**Your instructions:**
Omit every picture, and retype the lines that run from the beginning of the data below through the line containing "plt.rcParams['mathtext.rm'] = 'Liberation", inclusive.

※

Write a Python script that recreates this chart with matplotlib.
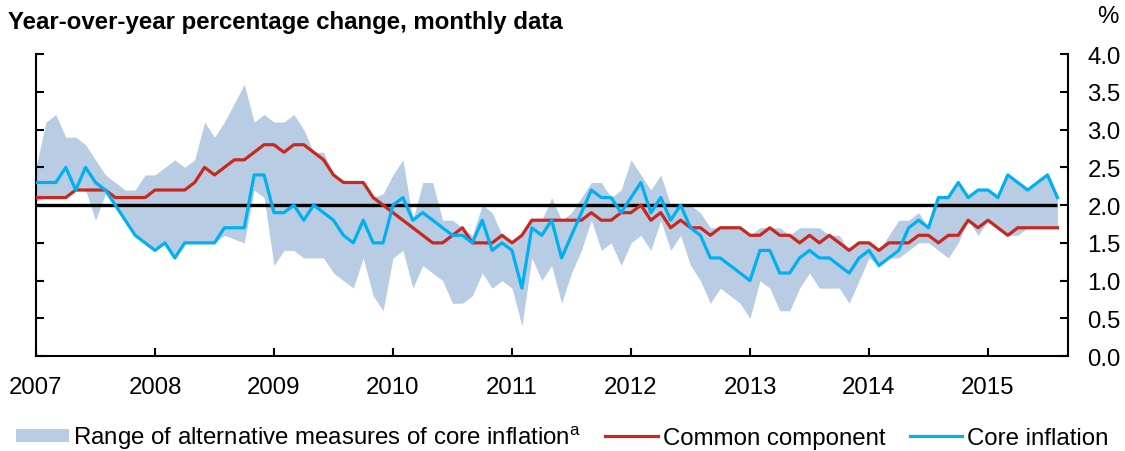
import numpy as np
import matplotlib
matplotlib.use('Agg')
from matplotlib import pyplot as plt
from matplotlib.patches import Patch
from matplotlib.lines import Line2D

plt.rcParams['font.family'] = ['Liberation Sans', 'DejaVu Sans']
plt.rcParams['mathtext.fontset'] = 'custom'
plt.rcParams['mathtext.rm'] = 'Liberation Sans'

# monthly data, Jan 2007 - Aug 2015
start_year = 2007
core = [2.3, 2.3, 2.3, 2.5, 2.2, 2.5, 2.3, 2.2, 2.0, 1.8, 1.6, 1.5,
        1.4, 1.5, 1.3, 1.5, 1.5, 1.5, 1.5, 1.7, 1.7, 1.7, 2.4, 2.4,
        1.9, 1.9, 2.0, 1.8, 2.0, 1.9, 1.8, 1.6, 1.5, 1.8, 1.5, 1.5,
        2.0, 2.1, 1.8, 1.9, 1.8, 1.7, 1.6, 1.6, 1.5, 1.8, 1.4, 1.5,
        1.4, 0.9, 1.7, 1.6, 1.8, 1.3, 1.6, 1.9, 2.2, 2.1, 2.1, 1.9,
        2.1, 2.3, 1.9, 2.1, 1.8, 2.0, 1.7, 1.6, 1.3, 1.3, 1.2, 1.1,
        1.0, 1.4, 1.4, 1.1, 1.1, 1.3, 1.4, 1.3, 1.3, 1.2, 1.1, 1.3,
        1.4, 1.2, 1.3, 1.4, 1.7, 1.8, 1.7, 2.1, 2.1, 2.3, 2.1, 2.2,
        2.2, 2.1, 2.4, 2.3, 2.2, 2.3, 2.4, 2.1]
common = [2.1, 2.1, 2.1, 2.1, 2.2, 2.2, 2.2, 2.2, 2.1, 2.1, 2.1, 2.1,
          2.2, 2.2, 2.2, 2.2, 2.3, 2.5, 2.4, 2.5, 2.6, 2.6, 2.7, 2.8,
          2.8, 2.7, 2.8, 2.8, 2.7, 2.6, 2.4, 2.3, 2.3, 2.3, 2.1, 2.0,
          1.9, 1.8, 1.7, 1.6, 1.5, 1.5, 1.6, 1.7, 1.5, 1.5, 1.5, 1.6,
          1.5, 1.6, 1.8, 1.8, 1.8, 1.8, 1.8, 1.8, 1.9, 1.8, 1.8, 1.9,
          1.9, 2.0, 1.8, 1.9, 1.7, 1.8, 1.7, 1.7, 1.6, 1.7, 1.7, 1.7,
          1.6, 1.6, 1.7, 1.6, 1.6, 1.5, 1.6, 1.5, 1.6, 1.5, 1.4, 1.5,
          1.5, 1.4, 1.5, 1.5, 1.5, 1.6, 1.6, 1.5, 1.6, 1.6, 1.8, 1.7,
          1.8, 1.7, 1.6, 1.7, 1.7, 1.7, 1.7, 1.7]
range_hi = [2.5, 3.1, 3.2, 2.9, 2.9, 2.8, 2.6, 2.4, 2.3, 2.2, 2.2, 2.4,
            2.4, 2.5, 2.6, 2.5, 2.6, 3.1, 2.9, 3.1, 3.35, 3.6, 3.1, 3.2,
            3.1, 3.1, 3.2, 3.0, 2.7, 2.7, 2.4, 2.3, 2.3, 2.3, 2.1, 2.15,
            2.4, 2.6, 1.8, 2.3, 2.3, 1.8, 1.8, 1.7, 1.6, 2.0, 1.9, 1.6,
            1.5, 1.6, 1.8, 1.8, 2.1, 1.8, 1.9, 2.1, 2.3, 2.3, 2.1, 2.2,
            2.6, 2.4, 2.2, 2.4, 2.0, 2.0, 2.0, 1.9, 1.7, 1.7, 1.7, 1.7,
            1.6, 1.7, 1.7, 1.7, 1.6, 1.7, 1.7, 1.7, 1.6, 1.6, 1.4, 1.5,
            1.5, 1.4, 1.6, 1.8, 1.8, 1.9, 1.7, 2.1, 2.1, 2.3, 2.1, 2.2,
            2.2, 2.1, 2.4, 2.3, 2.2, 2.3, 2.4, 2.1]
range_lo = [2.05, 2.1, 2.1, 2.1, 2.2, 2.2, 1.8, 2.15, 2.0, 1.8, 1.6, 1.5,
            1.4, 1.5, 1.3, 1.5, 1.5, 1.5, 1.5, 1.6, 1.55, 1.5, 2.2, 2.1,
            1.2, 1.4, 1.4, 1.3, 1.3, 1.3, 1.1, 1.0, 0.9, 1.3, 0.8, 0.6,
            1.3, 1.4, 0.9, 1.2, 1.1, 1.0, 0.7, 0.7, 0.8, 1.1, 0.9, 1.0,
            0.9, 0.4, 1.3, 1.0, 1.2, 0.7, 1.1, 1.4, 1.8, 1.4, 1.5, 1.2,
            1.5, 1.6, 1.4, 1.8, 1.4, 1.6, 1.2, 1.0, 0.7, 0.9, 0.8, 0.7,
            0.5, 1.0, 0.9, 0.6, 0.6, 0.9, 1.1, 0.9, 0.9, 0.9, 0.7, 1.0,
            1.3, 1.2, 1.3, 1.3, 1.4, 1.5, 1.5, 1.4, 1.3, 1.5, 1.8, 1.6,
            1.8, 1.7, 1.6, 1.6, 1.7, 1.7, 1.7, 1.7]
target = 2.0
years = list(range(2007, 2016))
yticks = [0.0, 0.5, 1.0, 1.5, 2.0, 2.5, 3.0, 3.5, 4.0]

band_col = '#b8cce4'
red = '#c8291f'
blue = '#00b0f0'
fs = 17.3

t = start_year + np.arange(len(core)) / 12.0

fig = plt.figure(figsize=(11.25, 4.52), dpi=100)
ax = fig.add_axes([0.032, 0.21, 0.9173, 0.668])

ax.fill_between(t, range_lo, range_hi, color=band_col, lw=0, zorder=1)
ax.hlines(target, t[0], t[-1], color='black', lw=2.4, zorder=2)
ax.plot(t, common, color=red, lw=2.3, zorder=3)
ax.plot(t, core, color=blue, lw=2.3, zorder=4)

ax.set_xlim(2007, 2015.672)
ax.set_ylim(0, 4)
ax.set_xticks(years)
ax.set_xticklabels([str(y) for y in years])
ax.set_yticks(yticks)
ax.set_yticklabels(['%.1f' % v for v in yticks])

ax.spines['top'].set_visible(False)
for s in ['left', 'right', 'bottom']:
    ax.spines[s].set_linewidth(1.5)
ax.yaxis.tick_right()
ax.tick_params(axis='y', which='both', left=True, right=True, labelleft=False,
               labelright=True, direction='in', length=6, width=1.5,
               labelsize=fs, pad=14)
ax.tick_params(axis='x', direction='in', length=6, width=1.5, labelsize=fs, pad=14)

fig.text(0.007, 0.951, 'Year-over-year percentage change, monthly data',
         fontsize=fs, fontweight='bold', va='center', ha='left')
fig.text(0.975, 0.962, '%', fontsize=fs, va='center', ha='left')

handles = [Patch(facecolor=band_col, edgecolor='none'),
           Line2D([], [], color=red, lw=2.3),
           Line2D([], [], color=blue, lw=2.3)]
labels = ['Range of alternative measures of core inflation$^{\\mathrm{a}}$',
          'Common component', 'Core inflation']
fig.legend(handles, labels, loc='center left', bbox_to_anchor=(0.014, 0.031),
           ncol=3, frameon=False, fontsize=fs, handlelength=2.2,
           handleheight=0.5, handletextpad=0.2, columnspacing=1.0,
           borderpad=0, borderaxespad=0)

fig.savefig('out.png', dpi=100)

※

**Exercise response:**
Write a Python script that recreates this chart with matplotlib.
import numpy as np
import matplotlib
matplotlib.use('Agg')
from matplotlib import pyplot as plt
from matplotlib.patches import Patch
from matplotlib.lines import Line2D

plt.rcParams['font.family'] = ['Liberation Sans', 'DejaVu Sans']
plt.rcParams['mathtext.fontset'] = 'custom'
plt.rcParams['mathtext.rm'] = 'Liberation Sans'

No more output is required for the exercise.